Le plan regroupe 135 engagements selon 4 axes d’intervention : (1) prévention de la violence et promotion de la non-violence (2) dépistage et identification précoces (3) intervention psychosociale (4) intervention policière, judiciaire et correctionnelle. Ces engagements sont guidés par les principes directeurs suivants :

  1. La société doit refuser toute forme de violence et la dénoncer.
  2. La société doit promouvoir le respect des personnes et de leurs différences.
  3. L’élimination de la violence conjugale repose d’abord sur des rapports d’égalité entre les sexes. La violence conjugale est criminelle.
  4. La violence conjugale est un moyen choisi pour dominer une autre personne et affirmer son pouvoir sur elle.
  5. La sécurité et la protection des femmes victimes et des enfants ont priorité en matière d’intervention.
  6. Toute intervention auprès des victimes doit être basée sur le respect de leur autonomie et reposer sur leur capacité à reprendre le contrôle de leur vie.
  7. Toute intervention doit tenir compte des effets de la violence conjugale sur les enfants et viser à les atténuer.
  8. Les agresseurs sont responsables de leurs comportements violents; l’intervention doit viser à leur faire reconnaître leur responsabilité face à leur violence et à l’assumer.

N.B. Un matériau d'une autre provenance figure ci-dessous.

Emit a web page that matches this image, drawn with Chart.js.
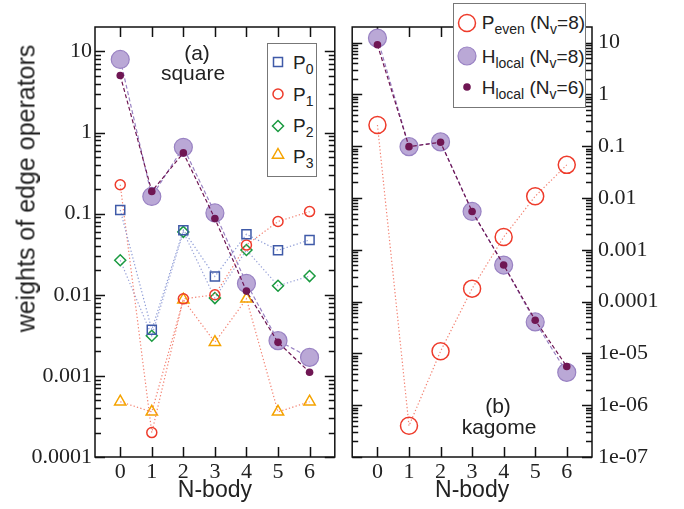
<!DOCTYPE html>
<html><head><meta charset="utf-8">
<script src="https://cdn.jsdelivr.net/npm/chart.js@4.4.1/dist/chart.umd.min.js"></script>
<style>
html,body{margin:0;padding:0;background:#fff;}
#wrap{position:relative;width:684px;height:509px;overflow:hidden;font-family:'Liberation Sans',Arial,sans-serif;color:#222;}
canvas{position:absolute;top:0;}
#c1{left:0;} #c2{left:342px;}
.txt{position:absolute;white-space:nowrap;}
.lg{font-size:19px;line-height:19px;}
.lg sub{font-size:14px;vertical-align:-5px;line-height:0;}
.box{position:absolute;background:#fff;border:1px solid #777;box-sizing:border-box;}
.mk{position:absolute;width:24px;height:24px;overflow:visible;}
</style></head>
<body>
<div id="wrap">
<canvas id="c1" width="345" height="509"></canvas>
<canvas id="c2" width="342" height="509"></canvas>

<div class="txt" style="left:-174px;top:175.5px;width:400px;height:25px;font-size:25px;line-height:25px;text-align:center;transform:rotate(-90deg);">weights of edge operators</div>

<div class="txt" style="left:137px;top:42px;width:120px;text-align:center;font-size:21px;line-height:21px;">(a)</div>
<div class="txt" style="left:133px;top:62px;width:120px;text-align:center;font-size:21px;line-height:21px;">square</div>
<div class="txt" style="left:438px;top:395px;width:120px;text-align:center;font-size:21px;line-height:21px;">(b)</div>
<div class="txt" style="left:439px;top:416px;width:120px;text-align:center;font-size:21px;line-height:21px;">kagome</div>

<!-- legend (a) -->
<div class="box" style="left:267px;top:43px;width:50px;height:134px;"></div>
<svg class="mk" style="left:266px;top:50px"><rect x="7.5" y="7.5" width="9" height="9" fill="none" stroke="#3f5aa8" stroke-width="1.5"/></svg>
<svg class="mk" style="left:266px;top:82px"><circle cx="12" cy="12" r="5" fill="none" stroke="#ee3b2b" stroke-width="1.5"/></svg>
<svg class="mk" style="left:266px;top:114px"><polygon points="12,6.5 17.5,12 12,17.5 6.5,12" fill="none" stroke="#1a9a40" stroke-width="1.5"/></svg>
<svg class="mk" style="left:266px;top:143px"><polygon points="12,5.5 17.6,15.2 6.4,15.2" fill="none" stroke="#f5a300" stroke-width="1.5"/></svg>
<div class="txt lg" style="left:293px;top:52.7px">P<sub>0</sub></div>
<div class="txt lg" style="left:293px;top:84.5px">P<sub>1</sub></div>
<div class="txt lg" style="left:293px;top:116.3px">P<sub>2</sub></div>
<div class="txt lg" style="left:293px;top:146.5px">P<sub>3</sub></div>

<!-- legend (b) -->
<div class="box" style="left:453px;top:3px;width:133px;height:105px;"></div>
<svg class="mk" style="left:455px;top:10.7px"><circle cx="12" cy="12" r="8.5" fill="none" stroke="#ee3b2b" stroke-width="1.5"/></svg>
<svg class="mk" style="left:455px;top:44px"><circle cx="12" cy="12" r="9" fill="#baa8d6" stroke="#9982c3" stroke-width="1.2"/></svg>
<svg class="mk" style="left:455px;top:75px"><circle cx="12" cy="12" r="3.8" fill="#6f1653"/></svg>
<div class="txt lg" style="left:481.7px;top:13.4px">P<sub>even</sub> (N<sub>v</sub>=8)</div>
<div class="txt lg" style="left:481.7px;top:46.7px">H<sub>local</sub> (N<sub>v</sub>=8)</div>
<div class="txt lg" style="left:481.7px;top:77.7px">H<sub>local</sub> (N<sub>v</sub>=6)</div>
</div>

<script>
// ---------- data ----------
const nBody = [0, 1, 2, 3, 4, 5, 6];
const xTickLabels = ['0', '1', '2', '3', '4', '5', '6'];

// (a) square lattice
const squareP0 = [0.111, 0.0037, 0.0625, 0.0168, 0.0557, 0.0353, 0.0474];
const squareP1 = [0.227, 0.0002, 0.0089, 0.0100, 0.041, 0.080, 0.106];
const squareP2 = [0.0266, 0.00313, 0.0596, 0.0091, 0.0356, 0.0129, 0.0170];
const squareP3 = [0.00048, 0.00036, 0.0087, 0.0026, 0.0089, 0.00036, 0.00048];
const squareHlocal8 = [7.96, 0.163, 0.658, 0.102, 0.0138, 0.00272, 0.00169];
const squareHlocal6 = [5.05, 0.188, 0.561, 0.087, 0.0111, 0.00259, 0.00111];

// (b) kagome lattice
const kagomePeven8 = [0.257, 4.0e-7, 1.1e-5, 1.78e-4, 1.76e-3, 0.0108, 0.0436];
const kagomeHlocal8 = [12.2, 0.098, 0.121, 0.0055, 5.07e-4, 4.05e-5, 4.3e-6];
const kagomeHlocal6 = [9.07, 0.098, 0.119, 0.0055, 5.1e-4, 4.36e-5, 5.6e-6];

const squareYTicks = [1e-4, 1e-3, 1e-2, 1e-1, 1, 10];
const squareYTickLabels = ['0.0001', '0.001', '0.01', '0.1', '1', '10'];
const kagomeYTicks = [1e-7, 1e-6, 1e-5, 1e-4, 1e-3, 1e-2, 1e-1, 1, 10];
const kagomeYTickLabels = ['1e-07', '1e-06', '1e-05', '0.0001', '0.001', '0.01', '0.1', '1', '10'];

// ---------- helpers ----------
function pts(vals) { return nBody.map((x, i) => ({ x: x, y: vals[i] })); }

function series(label, vals, st) {
  return Object.assign({
    label: label, data: pts(vals), showLine: true, fill: false,
    borderWidth: 1.2, pointBorderWidth: 1.5, pointHoverRadius: st.pointRadius
  }, st);
}

const dotted = [1.3, 2.2];
const dashed = [4, 2.5];

const frameTicks = {
  id: 'frameTicks',
  beforeDatasetsDraw(chart) {
    const { ctx, chartArea: a, scales: { x, y } } = chart;
    ctx.save();
    ctx.strokeStyle = '#111';
    ctx.lineWidth = 1.5;
    ctx.strokeRect(a.left, a.top, a.right - a.left, a.bottom - a.top);
    ctx.beginPath();
    const major = 10, minor = 6;
    x.ticks.forEach(t => {
      const px = Math.round(x.getPixelForValue(t.value)) + 0.5;
      ctx.moveTo(px, a.bottom); ctx.lineTo(px, a.bottom - major);
      ctx.moveTo(px, a.top); ctx.lineTo(px, a.top + major);
    });
    y.ticks.forEach(t => {
      const py = Math.round(y.getPixelForValue(t.value)) + 0.5;
      ctx.moveTo(a.left, py); ctx.lineTo(a.left + major, py);
      ctx.moveTo(a.right, py); ctx.lineTo(a.right - major, py);
      for (let k = 2; k <= 9; k++) {
        const v = t.value * k;
        if (v >= y.max) break;
        const pm = Math.round(y.getPixelForValue(v)) + 0.5;
        ctx.moveTo(a.left, pm); ctx.lineTo(a.left + minor, pm);
        ctx.moveTo(a.right, pm); ctx.lineTo(a.right - minor, pm);
      }
    });
    ctx.stroke();
    ctx.restore();
  }
};

function makeChart(id, datasets, yTicks, yLabels, side, pad, yWidth, yPad) {
  return new Chart(document.getElementById(id), {
    type: 'scatter',
    data: { datasets: datasets },
    options: {
      responsive: false, animation: false, devicePixelRatio: 1,
      layout: { padding: pad },
      plugins: { legend: { display: false }, tooltip: { enabled: false } },
      scales: {
        x: {
          type: 'linear', min: -0.8, max: 6.8,
          afterBuildTicks: s => { s.ticks = nBody.map(v => ({ value: v })); },
          afterFit: s => { s.height = 52; },
          grid: { display: false, drawTicks: false }, border: { display: false },
          ticks: {
            autoSkip: false, maxRotation: 0, padding: 2, color: '#222',
            font: { family: "'Liberation Serif', 'Times New Roman', serif", size: 22 },
            callback: v => xTickLabels[nBody.indexOf(v)]
          },
          title: {
            display: true, text: 'N-body', color: '#222',
            font: { family: "'Liberation Sans', Arial, sans-serif", size: 23, lineHeight: 1.2 },
            padding: { top: 0, bottom: 5 }
          }
        },
        y: {
          type: 'logarithmic', position: side, min: yTicks[0], max: 20,
          afterBuildTicks: s => { s.ticks = yTicks.map(v => ({ value: v })); },
          afterFit: s => { s.width = yWidth; },
          grid: { display: false, drawTicks: false }, border: { display: false },
          ticks: {
            autoSkip: false, padding: yPad, color: '#222',
            font: { family: "'Liberation Serif', 'Times New Roman', serif", size: 22 },
            callback: v => yLabels[yTicks.indexOf(v)]
          }
        }
      }
    },
    plugins: [frameTicks]
  });
}

const none = 'rgba(0,0,0,0)';

makeChart('c1', [
  series('H_local (N_v=6)', squareHlocal6, { order: 0, borderColor: '#6f1653', borderDash: dashed, pointStyle: 'circle', pointRadius: 3.8, pointBackgroundColor: '#6f1653', pointBorderColor: '#6f1653', pointBorderWidth: 0 }),
  series('H_local (N_v=8)', squareHlocal8, { order: 1, borderColor: '#9982c3', borderDash: dashed, pointStyle: 'circle', pointRadius: 9, pointBackgroundColor: '#baa8d6', pointBorderColor: '#9982c3', pointBorderWidth: 1.2 }),
  series('P0', squareP0, { order: 2, borderColor: '#8c9bd6', borderDash: dotted, pointStyle: 'rect', pointRadius: 6.4, pointBackgroundColor: none, pointBorderColor: '#3f5aa8' }),
  series('P1', squareP1, { order: 3, borderColor: '#f38272', borderDash: dotted, pointStyle: 'circle', pointRadius: 5, pointBackgroundColor: none, pointBorderColor: '#ee3b2b' }),
  series('P2', squareP2, { order: 4, borderColor: '#9aa3d8', borderDash: dotted, pointStyle: 'rectRot', pointRadius: 5.5, pointBackgroundColor: none, pointBorderColor: '#1a9a40' }),
  series('P3', squareP3, { order: 5, borderColor: '#f38272', borderDash: dotted, pointStyle: 'triangle', pointRadius: 6.5, pointBackgroundColor: none, pointBorderColor: '#f5a300' })
], squareYTicks, squareYTickLabels, 'left', { left: 0, top: 27, right: 6, bottom: 0 }, 95, 3);

makeChart('c2', [
  series('H_local (N_v=6)', kagomeHlocal6, { order: 0, borderColor: '#6f1653', borderDash: dashed, pointStyle: 'circle', pointRadius: 3.8, pointBackgroundColor: '#6f1653', pointBorderColor: '#6f1653', pointBorderWidth: 0 }),
  series('H_local (N_v=8)', kagomeHlocal8, { order: 1, borderColor: '#9982c3', borderDash: dashed, pointStyle: 'circle', pointRadius: 9, pointBackgroundColor: '#baa8d6', pointBorderColor: '#9982c3', pointBorderWidth: 1.2 }),
  series('P_even (N_v=8)', kagomePeven8, { order: 2, borderColor: '#f38272', borderDash: dotted, pointStyle: 'circle', pointRadius: 8.5, pointBackgroundColor: none, pointBorderColor: '#ee3b2b' })
], kagomeYTicks, kagomeYTickLabels, 'right', { left: 7, top: 27, right: 0, bottom: 0 }, 92, 6);
</script>
</body></html>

L’intervention auprès des agresseurs vise à les responsabiliser relativement à leurs actes. Certaines des mesures envisagées consistent à diriger les contrevenants vers des services spécialisés adaptés tout en assortissant les conditions de leur mise en liberté de l’obligation de recevoir ces services, et à consolider la concertation intersectorielle, locale et régionale.

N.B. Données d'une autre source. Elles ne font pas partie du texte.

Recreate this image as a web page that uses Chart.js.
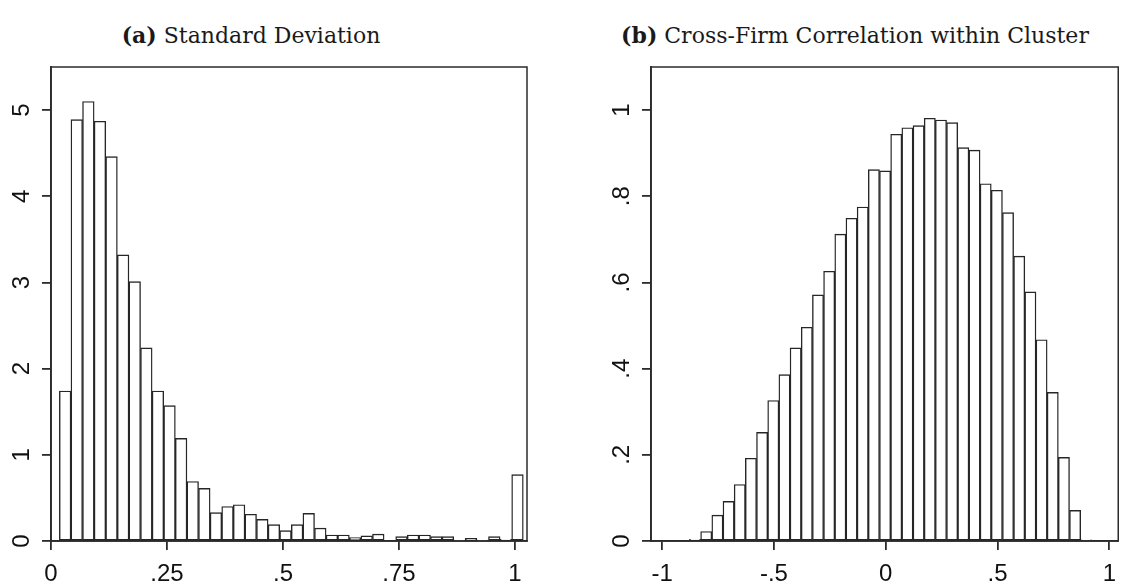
<!DOCTYPE html>
<html lang="en">
<head>
<meta charset="UTF-8">
<title>Standard Deviation and Cross-Firm Correlation</title>
<style>
    body {
        margin: 0;
        background: #fff;
        width: 1126px;
        height: 586px;
        position: relative;
        overflow: hidden;
    }
    .title {
        position: absolute;
        top: 22px;
        font-family: "DejaVu Serif", serif;
        font-size: 22px;
        line-height: 26px;
        color: #1a1a1a;
        white-space: nowrap;
        transform: translateX(-50%);
    }
    #titleA { left: 251px; }
    #titleB { left: 855px; }
    .box { position: absolute; top: 50px; height: 536px; }
    #boxA { left: 0; width: 545px; }
    #boxB { left: 560px; width: 566px; }
</style>
</head>
<body>
<div class="title" id="titleA"><b>(a)</b> Standard Deviation</div>
<div class="title" id="titleB"><b>(b)</b> Cross-Firm Correlation within Cluster</div>
<div class="box" id="boxA"><canvas id="chartA"></canvas></div>
<div class="box" id="boxB"><canvas id="chartB"></canvas></div>

<script src="https://cdn.jsdelivr.net/npm/chart.js"></script>
<script>
// (a) standard deviation histogram: 40 bins of width .025
const sdBinStart = 0.018;
const sdBinWidth = 0.025;
const sdDensity = [
    1.74, 4.89, 5.10, 4.87, 4.46, 3.32, 3.01, 2.24, 1.74, 1.57,
    1.19, 0.69, 0.61, 0.33, 0.40, 0.42, 0.31, 0.25, 0.19, 0.12,
    0.19, 0.32, 0.15, 0.07, 0.07, 0.04, 0.06, 0.08, 0.00, 0.05,
    0.07, 0.07, 0.05, 0.05, 0.01, 0.03, 0.01, 0.05, 0.02, 0.77
];
const sdXTicks = [0, 0.25, 0.5, 0.75, 1];
const sdYTicks = [0, 1, 2, 3, 4, 5];

// (b) cross-firm correlation histogram: 36 bins of width .05
const corrBinStart = -0.878;
const corrBinWidth = 0.05;
const corrDensity = [
    0.004, 0.022, 0.060, 0.092, 0.131, 0.192, 0.252, 0.326, 0.386, 0.448,
    0.496, 0.571, 0.626, 0.712, 0.749, 0.775, 0.862, 0.859, 0.944, 0.959,
    0.964, 0.981, 0.977, 0.971, 0.913, 0.907, 0.829, 0.814, 0.762, 0.661,
    0.578, 0.467, 0.345, 0.194, 0.071, 0.003
];
const corrXTicks = [-1, -0.5, 0, 0.5, 1];
const corrYTicks = [0, 0.2, 0.4, 0.6, 0.8, 1];

const INK = '#111';
const LINE = '#2b2b2b';
const TICK_FONT = { family: '"Liberation Sans", Arial, sans-serif', size: 24 };

// stata style labels: .25 instead of 0.25
function fmt(v) {
    if (v === 0) return '0';
    return String(+v.toFixed(2)).replace(/^(-?)0\./, '$1.');
}

// box round the plot region plus rotated y labels
const stataFrame = {
    id: 'stataFrame',
    afterDraw(chart) {
        const ctx = chart.ctx;
        const a = chart.chartArea;
        const y = chart.scales.y;
        ctx.save();
        ctx.strokeStyle = LINE;
        ctx.lineWidth = 1.5;
        ctx.strokeRect(a.left, a.top, a.right - a.left, a.bottom - a.top);
        ctx.fillStyle = INK;
        ctx.font = TICK_FONT.size + 'px ' + TICK_FONT.family;
        ctx.textAlign = 'center';
        ctx.textBaseline = 'middle';
        y.ticks.forEach(t => {
            ctx.save();
            ctx.translate(a.left - 29, y.getPixelForValue(t.value));
            ctx.rotate(-Math.PI / 2);
            ctx.fillText(fmt(t.value), 0, 0);
            ctx.restore();
        });
        ctx.restore();
    }
};

function histogram(canvasId, binStart, binWidth, density, xMin, xMax, xTicks, yMax, yTicks, padding) {
    const points = density.map((d, i) => ({ x: binStart + (i + 0.5) * binWidth, y: d }));
    const axisGrid = {
        display: true,
        drawOnChartArea: false,
        drawTicks: true,
        tickLength: 9,
        color: LINE,
        lineWidth: 1.8,
        offset: false
    };
    return new Chart(document.getElementById(canvasId), {
        type: 'bar',
        data: {
            datasets: [{
                data: points,
                backgroundColor: '#fff',
                borderColor: '#262626',
                borderWidth: 1.4,
                borderSkipped: false,
                barPercentage: 1,
                categoryPercentage: 1
            }]
        },
        options: {
            responsive: true,
            maintainAspectRatio: false,
            animation: false,
            layout: { padding: padding },
            plugins: { legend: { display: false }, tooltip: { enabled: false } },
            scales: {
                x: {
                    type: 'linear',
                    min: xMin,
                    max: xMax,
                    offset: false,
                    grid: axisGrid,
                    border: { display: true, color: LINE, width: 1.8 },
                    afterBuildTicks: s => { s.ticks = xTicks.map(v => ({ value: v })); },
                    afterFit: s => { s.height = 45; },
                    ticks: {
                        font: TICK_FONT,
                        color: INK,
                        padding: 10,
                        maxRotation: 0,
                        autoSkip: false,
                        callback: v => fmt(v)
                    }
                },
                y: {
                    min: 0,
                    max: yMax,
                    grid: axisGrid,
                    border: { display: true, color: LINE, width: 1.8 },
                    afterBuildTicks: s => { s.ticks = yTicks.map(v => ({ value: v })); },
                    afterFit: s => { s.width = 51; },
                    ticks: { display: false }
                }
            }
        },
        plugins: [stataFrame]
    });
}

histogram('chartA', sdBinStart, sdBinWidth, sdDensity, 0, 1.026, sdXTicks, 5.5, sdYTicks,
    { top: 17, right: 18, left: 0, bottom: 0 });
histogram('chartB', corrBinStart, corrBinWidth, corrDensity, -1.05, 1.04, corrXTicks, 1.1, corrYTicks,
    { top: 17, right: 1, left: 40, bottom: 0 });
</script>
</body>
</html>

Le Plan entend également définir une approche propre à la culture des Premières nations et de la population inuite, par exemple en adaptant les outils d’intervention en matière de VPI et en favorisant l’uniformité et la complémentarité des interventions dans tous les services et secteurs.

Un Comité de coordination interministériel sur la violence conjugale, familiale et sexuelle a été formé et chargé de coordonner et de surveiller la mise en œuvre du Plan.

Évaluation du risque

Les services de police du Québec sont tenus d’utiliser la Liste de vérification pour les enquêtes policières sur la violence conjugale relativement à tout incident lié à une situation de violence conjugale.

Les organismes communautaires qui assurent la prestation de certains services liés à la VPI ne font appel à aucun outil d’évaluation du risque reconnu. L’information n’est échangée qu’en cas de risque aigu, et ce, sans le consentement du contrevenant.

Le Carrefour sécurité en violence conjugale est un groupe de travail qui a pour mission de former les différents intervenants œuvrant en violence conjugale à l’utilisation d’outils d’évaluation du risque, de leur apporter du soutien et d’augmenter la concertation entre eux.

Dans l’ensemble de la province, on compte 33 organismes offrant des programmes pour les auteurs de VPI. En plus d’offrir un programme d’intervention de groupe, un bon nombre d’entre eux proposent aux hommes d’autres formes d’aide, comme des services de prévention de la violence pour adolescents, des services thérapeutiques et de soutien aux hommes ayant des problèmes de santé mentale (p. ex. dépression ou traumatisme) et des thérapies individuelles et de groupe portant sur des problématiques comme le deuil, une perte, une séparation ou un licenciement. Dans la ville de Québec, on trouve également un groupe offrant des services aux hommes qui ont été victimes de violence familiale.

Financement

Les programmes sont financés principalement par le ministère de la Santé et des Services sociaux du Québec. Certains organismes augmentent leur financement provincial par d’autres moyens, par exemple, des sources privées et des frais aux clients. L’information n’est communiquée qu’en cas de risque en évolution ou de danger potentiel.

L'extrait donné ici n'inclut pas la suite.